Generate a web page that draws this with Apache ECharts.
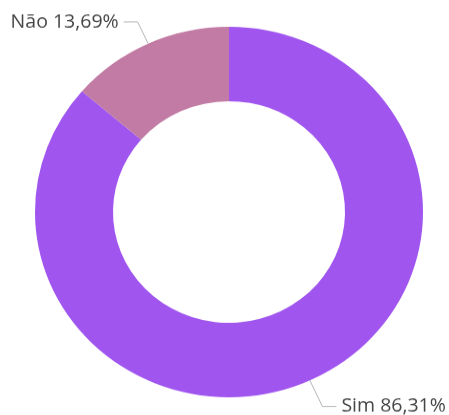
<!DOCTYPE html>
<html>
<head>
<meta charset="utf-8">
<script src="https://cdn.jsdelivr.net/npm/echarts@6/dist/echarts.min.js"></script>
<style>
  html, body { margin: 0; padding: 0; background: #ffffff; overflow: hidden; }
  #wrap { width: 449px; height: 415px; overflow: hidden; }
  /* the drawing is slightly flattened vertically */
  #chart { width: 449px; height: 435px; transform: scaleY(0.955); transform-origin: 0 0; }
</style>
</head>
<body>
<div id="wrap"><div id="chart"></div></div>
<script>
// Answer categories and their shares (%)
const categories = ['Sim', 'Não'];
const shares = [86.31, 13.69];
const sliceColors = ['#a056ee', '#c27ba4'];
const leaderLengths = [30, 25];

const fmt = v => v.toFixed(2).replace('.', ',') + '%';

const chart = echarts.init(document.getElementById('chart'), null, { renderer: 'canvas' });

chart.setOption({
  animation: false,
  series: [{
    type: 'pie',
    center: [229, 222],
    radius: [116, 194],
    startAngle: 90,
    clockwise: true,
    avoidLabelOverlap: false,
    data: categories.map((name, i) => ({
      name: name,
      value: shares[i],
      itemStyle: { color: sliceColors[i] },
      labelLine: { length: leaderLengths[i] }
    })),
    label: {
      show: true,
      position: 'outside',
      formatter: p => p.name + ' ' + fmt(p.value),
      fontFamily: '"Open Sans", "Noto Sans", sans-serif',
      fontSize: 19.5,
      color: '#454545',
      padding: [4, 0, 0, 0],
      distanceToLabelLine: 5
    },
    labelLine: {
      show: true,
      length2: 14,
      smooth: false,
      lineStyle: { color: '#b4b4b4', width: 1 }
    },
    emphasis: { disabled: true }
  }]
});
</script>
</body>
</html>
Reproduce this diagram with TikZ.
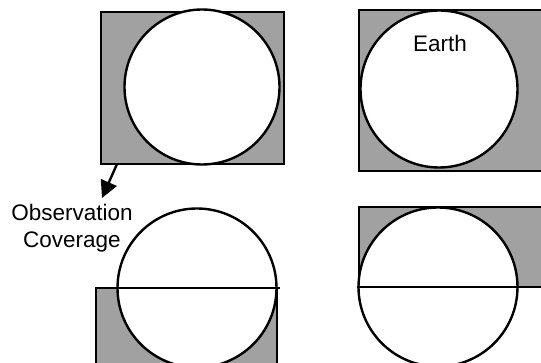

########################################

### The problem
Write out the records above exactly as they stand, leaving out every picture.

### Solution to the exercise
Generate a web page that draws this with Apache ECharts.
<!DOCTYPE html>
<html>
<head>
<meta charset="utf-8">
<script src="https://cdn.jsdelivr.net/npm/echarts@6/dist/echarts.min.js"></script>
<style>
  html, body { margin: 0; padding: 0; background: #ffffff; overflow: hidden; }
  #wrap { width: 449px; height: 415px; overflow: hidden; }
  /* the drawing is slightly flattened vertically */
  #chart { width: 449px; height: 435px; transform: scaleY(0.955); transform-origin: 0 0; }
</style>
</head>
<body>
<div id="wrap"><div id="chart"></div></div>
<script>
// Answer categories and their shares (%)
const categories = ['Sim', 'Não'];
const shares = [86.31, 13.69];
const sliceColors = ['#a056ee', '#c27ba4'];
const leaderLengths = [30, 25];

const fmt = v => v.toFixed(2).replace('.', ',') + '%';

const chart = echarts.init(document.getElementById('chart'), null, { renderer: 'canvas' });

chart.setOption({
  animation: false,
  series: [{
    type: 'pie',
    center: [229, 222],
    radius: [116, 194],
    startAngle: 90,
    clockwise: true,
    avoidLabelOverlap: false,
    data: categories.map((name, i) => ({
      name: name,
      value: shares[i],
      itemStyle: { color: sliceColors[i] },
      labelLine: { length: leaderLengths[i] }
    })),
    label: {
      show: true,
      position: 'outside',
      formatter: p => p.name + ' ' + fmt(p.value),
      fontFamily: '"Open Sans", "Noto Sans", sans-serif',
      fontSize: 19.5,
      color: '#454545',
      padding: [4, 0, 0, 0],
      distanceToLabelLine: 5
    },
    labelLine: {
      show: true,
      length2: 14,
      smooth: false,
      lineStyle: { color: '#b4b4b4', width: 1 }
    },
    emphasis: { disabled: true }
  }]
});
</script>
</body>
</html>
Reproduce this diagram with TikZ.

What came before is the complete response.